I went into Symphony No. 42 not knowing what it would be like. Watching it without any aforementioned synopsis or detail was an especially surprising experience. I highly suggest you do the same.
But if you want to know more, read on.
Réka Bucsi got me all kinds of excited as the film opened with her colorful 2D storybook style. It felt like I was going to watch a cartoon from my childhood or a heartwarming animated short.
I was completely wrong.
Described as “exploring the relationship between humans and nature,” Symphony No. 42 is an animated short not in the vein of South Park, Happy Tree Friends, or even Ren & Stimpy, but something much more pensive and edgy. Between every shot there is a hint of narrative that teases the viewer into wondering if all the vignettes could be intertwined, or if that’s something we’re imagining.
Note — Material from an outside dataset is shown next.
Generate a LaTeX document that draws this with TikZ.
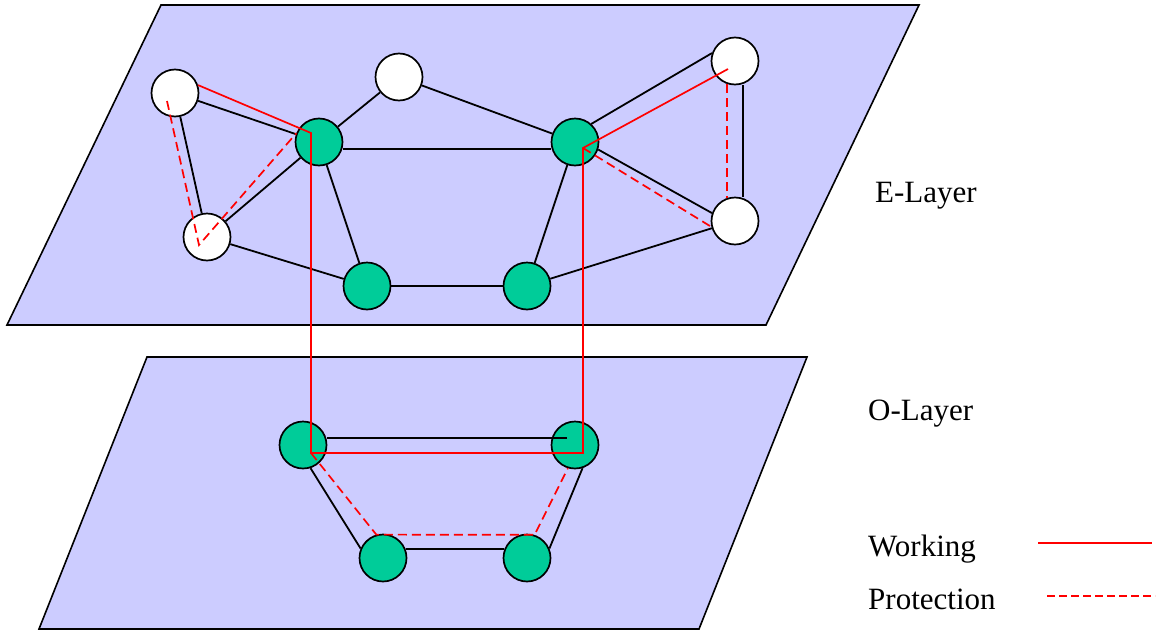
\documentclass[tikz,border=0pt]{standalone}
\usepackage{fontspec}
\setmainfont{Liberation Serif}
\definecolor{plane}{HTML}{CCCCFF}
\definecolor{nodegreen}{HTML}{00CC99}
\tikzset{
  layerplane/.style={fill=plane, draw=black, line width=1.6pt},
  vtx/.style={circle, draw=black, line width=1.7pt, minimum size=47pt, inner sep=0pt},
  wnode/.style={vtx, fill=white},
  gnode/.style={vtx, fill=nodegreen},
  link/.style={draw=black, line width=1.8pt},
  working/.style={draw=red, line width=1.7pt},
  protect/.style={draw=red, line width=1.7pt, dash pattern=on 9pt off 5pt},
  lbl/.style={font=\fontsize{31}{36}\selectfont, anchor=base west, inner sep=0pt}
}
\begin{document}
\begin{tikzpicture}[x=1pt, y=-1pt]
\useasboundingbox (0,0) rectangle (1158,632);
% planes
\draw[layerplane] (161,5) -- (919,5) -- (766,325) -- (7,325) -- cycle;
\draw[layerplane] (147,357) -- (807,357) -- (699,629) -- (39,629) -- cycle;
% E-layer nodes
\node[wnode] (A) at (175,93) {};
\node[wnode] (B) at (399,77) {};
\node[wnode] (C) at (735,61) {};
\node[wnode] (D) at (207,237) {};
\node[wnode] (E) at (735,221) {};
\node[gnode] (F) at (319,142) {};
\node[gnode] (G) at (575,142) {};
\node[gnode] (H) at (367,286) {};
\node[gnode] (I) at (527,286) {};
% O-layer nodes
\node[gnode] (P) at (303,445) {};
\node[gnode] (Q) at (575,445) {};
\node[gnode] (R) at (383,558) {};
\node[gnode] (S) at (527,558) {};
% E-layer links
\draw[link] (A) -- (F);
\draw[link] (A) -- (D);
\draw[link] (D) -- (F);
\draw[link] (D) -- (H);
\draw[link] (F) -- (B);
\draw[link] (B) -- (G);
\draw[link] ([yshift=-7pt]F.east) -- ([yshift=-7pt]G.west);
\draw[link] (F) -- (H);
\draw[link] (H) -- (I);
\draw[link] (I) -- (E);
\draw[link] (G) -- (I);
\draw[link] (G.48) -- (C.161);
\draw[link] (G.-18) -- (E.161);
\draw[link] ([xshift=8pt]C.south) -- ([xshift=8pt]E.north);
% O-layer links
\coordinate (qb) at (567,438);
\draw[link] ([yshift=7pt]P.east) -- (qb);
\draw[link] (P.-72) -- (R.157);
\draw[link] (R.21) -- (S.159);
\draw[link] (Q.-72) -- (S.23);
% working path
\coordinate (fw) at (311,133);
\coordinate (pw) at (311,453);
\coordinate (qw) at (583,453);
\coordinate (gw) at (583,148);
\coordinate (cw) at (728,69);
\draw[working] (A.19) -- (fw) -- (pw) -- (qw) -- (gw) -- (cw);
% protection paths
\coordinate (ap) at (167,101);
\coordinate (dp) at (199,245);
\draw[protect] (ap) -- (dp) -- (F.159);
\draw[protect] (gw) -- (E.194);
\draw[protect] (C.-109.5) -- (E.109.5);
\draw[protect] (pw) -- (R.106) -- (S.72) -- (Q.-107);
% labels
\node[lbl] (el) at (875,202) {E-Layer};
\node[lbl] (ol) at (868,420) {O-Layer};
\node[lbl] (wl) at (868,556) {Working};
\node[lbl] (pl) at (868,609) {Protection};
% legend
\coordinate (w1) at (1038,543);
\coordinate (w2) at (1152,543);
\coordinate (p1) at (1047,596);
\coordinate (p2) at (1155,596);
\draw[working] (w1) -- (w2);
\draw[protect, dash pattern=on 8pt off 4pt] (p1) -- (p2);
\end{tikzpicture}
\end{document}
Though the scenes seem nonsensical, every detail in every sequence is deliberate and complex. After my second viewing, I started to notice that the vignettes follow a very loose formula: one part nature, one part human, one part animal and one part surreal.
Busci paces the film brilliantly. It starts slowly, then builds momentum through cuts and clever sound design. The animation is simple, graphic, familiar and pleasant, though the content isn’t. Though it’s violent, there is a lack of blood. Slightly anthropomorphic foxes commit suicide, llamas wearing cat masks ride bikes, and someone resembling Margot Tenenbaum cries with a monkey. I can’t keep describing the visuals in this film without giving away the best parts, and it doesn’t do it any justice.
I can only describe Symphony No. 42 as the conundrum that it is: modern and satirical, but also classic and familiar. In its less-than-ten-minute run time, it packs social commentary and visual delights in a colorful yet dark short film.